Leave out every picture. Copy exactly the lines from the one holding "Clone this diagram in TikZ." through the one holding "text=textcol] (titulo) at".

**DATA:**
::::::::::

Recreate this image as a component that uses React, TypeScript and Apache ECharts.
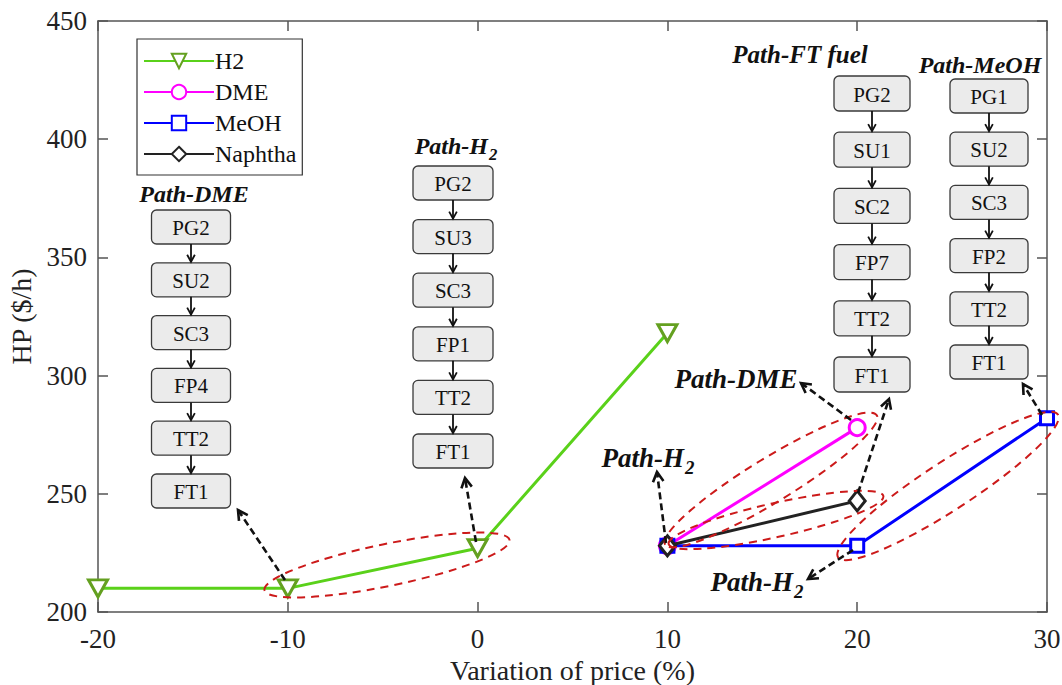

::::::::::

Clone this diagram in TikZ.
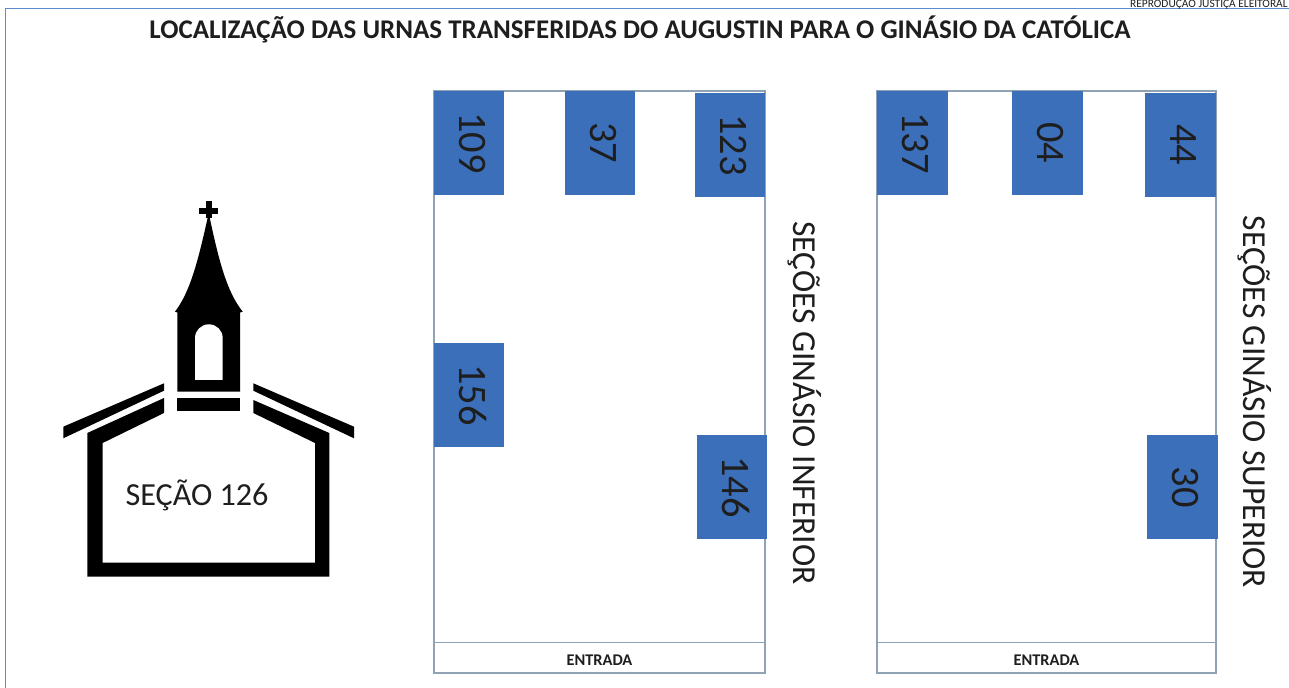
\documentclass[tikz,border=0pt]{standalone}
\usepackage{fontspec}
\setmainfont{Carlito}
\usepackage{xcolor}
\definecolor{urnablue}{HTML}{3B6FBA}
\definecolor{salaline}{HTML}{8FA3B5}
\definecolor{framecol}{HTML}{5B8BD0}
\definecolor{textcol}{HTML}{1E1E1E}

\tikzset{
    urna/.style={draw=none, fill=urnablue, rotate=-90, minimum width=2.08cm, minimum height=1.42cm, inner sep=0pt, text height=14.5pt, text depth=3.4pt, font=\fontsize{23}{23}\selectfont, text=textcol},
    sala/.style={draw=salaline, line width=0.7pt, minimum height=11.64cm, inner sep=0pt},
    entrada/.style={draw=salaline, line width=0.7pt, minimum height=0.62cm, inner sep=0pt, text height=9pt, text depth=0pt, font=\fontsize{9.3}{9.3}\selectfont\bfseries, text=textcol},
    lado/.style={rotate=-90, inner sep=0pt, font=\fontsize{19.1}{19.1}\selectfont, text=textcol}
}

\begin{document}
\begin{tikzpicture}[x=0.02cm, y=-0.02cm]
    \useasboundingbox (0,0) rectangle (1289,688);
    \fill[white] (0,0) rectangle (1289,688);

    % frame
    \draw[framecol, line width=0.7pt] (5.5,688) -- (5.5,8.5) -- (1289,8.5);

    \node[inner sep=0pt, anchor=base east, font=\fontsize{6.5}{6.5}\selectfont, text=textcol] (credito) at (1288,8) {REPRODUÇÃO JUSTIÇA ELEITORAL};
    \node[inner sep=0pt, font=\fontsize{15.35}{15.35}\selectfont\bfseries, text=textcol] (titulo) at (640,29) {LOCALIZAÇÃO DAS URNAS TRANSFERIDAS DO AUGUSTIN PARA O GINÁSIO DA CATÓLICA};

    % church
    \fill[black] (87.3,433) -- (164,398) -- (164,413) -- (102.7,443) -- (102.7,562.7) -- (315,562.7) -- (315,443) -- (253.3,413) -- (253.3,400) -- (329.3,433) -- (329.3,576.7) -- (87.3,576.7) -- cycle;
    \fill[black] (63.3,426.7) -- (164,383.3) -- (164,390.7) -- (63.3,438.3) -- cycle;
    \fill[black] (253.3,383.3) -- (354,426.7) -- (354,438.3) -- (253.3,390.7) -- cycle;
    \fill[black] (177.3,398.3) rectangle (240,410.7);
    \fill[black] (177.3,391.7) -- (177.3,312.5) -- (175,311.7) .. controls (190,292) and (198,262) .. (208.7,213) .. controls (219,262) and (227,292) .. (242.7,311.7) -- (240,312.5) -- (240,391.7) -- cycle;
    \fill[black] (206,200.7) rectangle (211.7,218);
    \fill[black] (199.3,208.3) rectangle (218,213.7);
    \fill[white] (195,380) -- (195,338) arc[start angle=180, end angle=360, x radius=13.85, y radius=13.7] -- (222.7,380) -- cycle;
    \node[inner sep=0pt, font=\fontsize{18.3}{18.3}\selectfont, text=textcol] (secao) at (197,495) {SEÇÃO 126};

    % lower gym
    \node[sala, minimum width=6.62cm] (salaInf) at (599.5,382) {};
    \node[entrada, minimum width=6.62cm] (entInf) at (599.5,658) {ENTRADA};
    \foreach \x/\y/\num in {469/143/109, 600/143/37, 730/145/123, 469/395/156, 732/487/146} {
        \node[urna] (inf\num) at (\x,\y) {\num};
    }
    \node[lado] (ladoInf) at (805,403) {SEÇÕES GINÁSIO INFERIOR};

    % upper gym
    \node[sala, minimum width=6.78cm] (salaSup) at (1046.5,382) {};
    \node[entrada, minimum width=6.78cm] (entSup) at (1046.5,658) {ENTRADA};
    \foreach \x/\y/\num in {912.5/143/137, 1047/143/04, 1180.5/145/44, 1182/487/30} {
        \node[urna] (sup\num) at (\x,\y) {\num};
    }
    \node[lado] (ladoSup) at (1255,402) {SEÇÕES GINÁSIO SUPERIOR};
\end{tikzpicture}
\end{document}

::::::::::

**ANSWER FOR THE TASK:**
Clone this diagram in TikZ.
\documentclass[tikz,border=0pt]{standalone}
\usepackage{fontspec}
\setmainfont{Carlito}
\usepackage{xcolor}
\definecolor{urnablue}{HTML}{3B6FBA}
\definecolor{salaline}{HTML}{8FA3B5}
\definecolor{framecol}{HTML}{5B8BD0}
\definecolor{textcol}{HTML}{1E1E1E}

\tikzset{
    urna/.style={draw=none, fill=urnablue, rotate=-90, minimum width=2.08cm, minimum height=1.42cm, inner sep=0pt, text height=14.5pt, text depth=3.4pt, font=\fontsize{23}{23}\selectfont, text=textcol},
    sala/.style={draw=salaline, line width=0.7pt, minimum height=11.64cm, inner sep=0pt},
    entrada/.style={draw=salaline, line width=0.7pt, minimum height=0.62cm, inner sep=0pt, text height=9pt, text depth=0pt, font=\fontsize{9.3}{9.3}\selectfont\bfseries, text=textcol},
    lado/.style={rotate=-90, inner sep=0pt, font=\fontsize{19.1}{19.1}\selectfont, text=textcol}
}

\begin{document}
\begin{tikzpicture}[x=0.02cm, y=-0.02cm]
    \useasboundingbox (0,0) rectangle (1289,688);
    \fill[white] (0,0) rectangle (1289,688);

    % frame
    \draw[framecol, line width=0.7pt] (5.5,688) -- (5.5,8.5) -- (1289,8.5);

    \node[inner sep=0pt, anchor=base east, font=\fontsize{6.5}{6.5}\selectfont, text=textcol] (credito) at (1288,8) {REPRODUÇÃO JUSTIÇA ELEITORAL};
    \node[inner sep=0pt, font=\fontsize{15.35}{15.35}\selectfont\bfseries, text=textcol] (titulo) at (640,29) {LOCALIZAÇÃO DAS URNAS TRANSFERIDAS DO AUGUSTIN PARA O GINÁSIO DA CATÓLICA};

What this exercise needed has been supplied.